At the Taji military base just north of Baghdad sit some of the light helicopters that make up a good part of Iraq's air defense, deployed mostly against al Qaeda and other militants. Between the Air Force and Army Aviation Command, Iraq had only 158 helicopters and fixed-wing aircraft by late summer.
A delivery of weaponised Bell 407s has been delayed from year-end to April next year.
Despite success ramping up oil production to 2.9 million barrels per day, Iraq's military spending -- $5.7 billion last year, according to the Stockholm International Peace Research Institute -- falls far behind the regional powers.
Saudi Arabia, the world's largest oil producer, spent $42.9 billion last year, Israel $13 billion, according to SIPRI.
Lack of equipment, from aircraft to bullets is a common complaint from soldiers. A defense official said 80 percent of the $4 billion army budget goes to salaries.
The military is struggling to buy ammunition for new Abrams tanks, and last year spent $450 million on parts for 1,000 U.S. armored personnel carriers unsuitable for use in Iraq.
THE REAL INTERNAL THREAT
Iraq remains a major battleground for al Qaeda and its affiliates, who along with rival Shi'ite militias launch scores of bombings and other attacks every month. But U.S. and Iraqi military leaders agree the militants have been badly damaged by years of conflict, and pose no real threat to the government.

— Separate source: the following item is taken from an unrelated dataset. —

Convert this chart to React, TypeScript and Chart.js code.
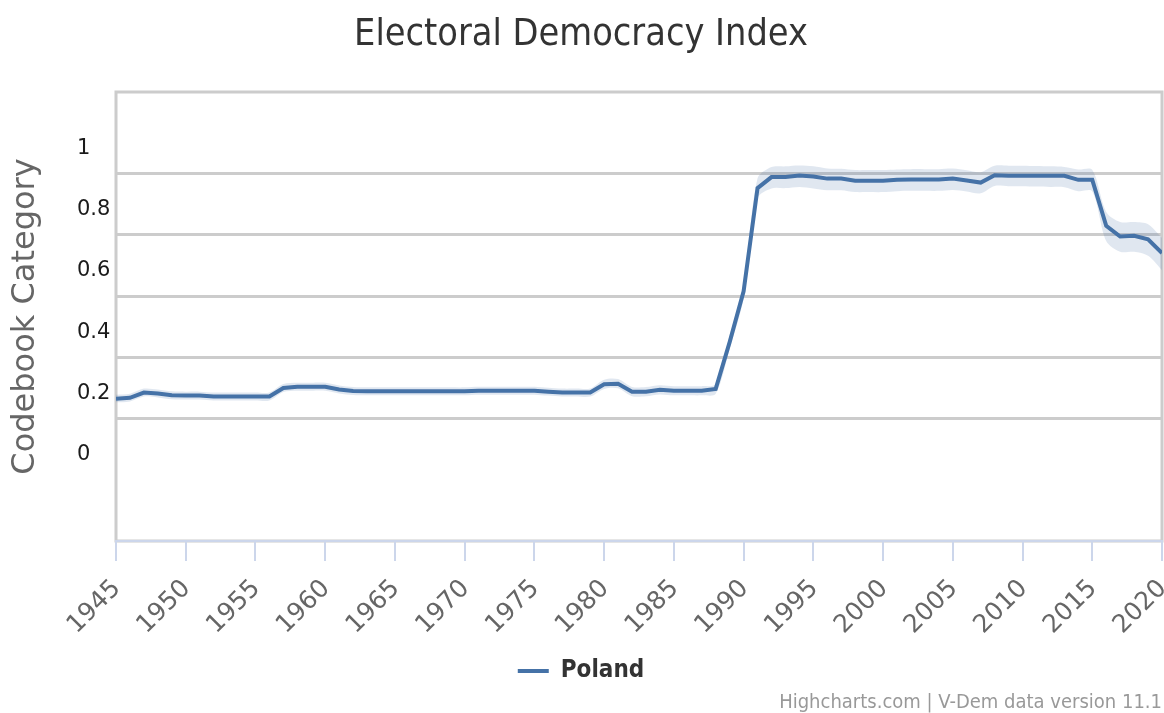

More worrying, analysts say, are continuing internal divisions along the potentially explosive faultline of the oil-rich northern city of Kirkuk, disputed by Baghdad and Iraq's semi-autonomous Kurdish region, and within the Iraqi forces.
Americans have been mediating between Kurdish and Iraqi forces since the invasion. Sectarian rivalries thrive within the police and army as Sunnis, Shi'ites and Kurds work uneasily together in a Shi'ite-led nation ruled by Sunnis under Saddam.
"The new leaders don't trust the Sunnis, for example. They see them as former regime elements. Potentially a fifth column," Hiltermann said. "Mistrust is still very much there."
"That shouldn't matter if there is no internal conflict in which these divisions would be laid bare. But if things do start to happen you could well see a breaking apart of the military," he said. "I'm not predicting that now. I would put it as an issue to watch for and worry about."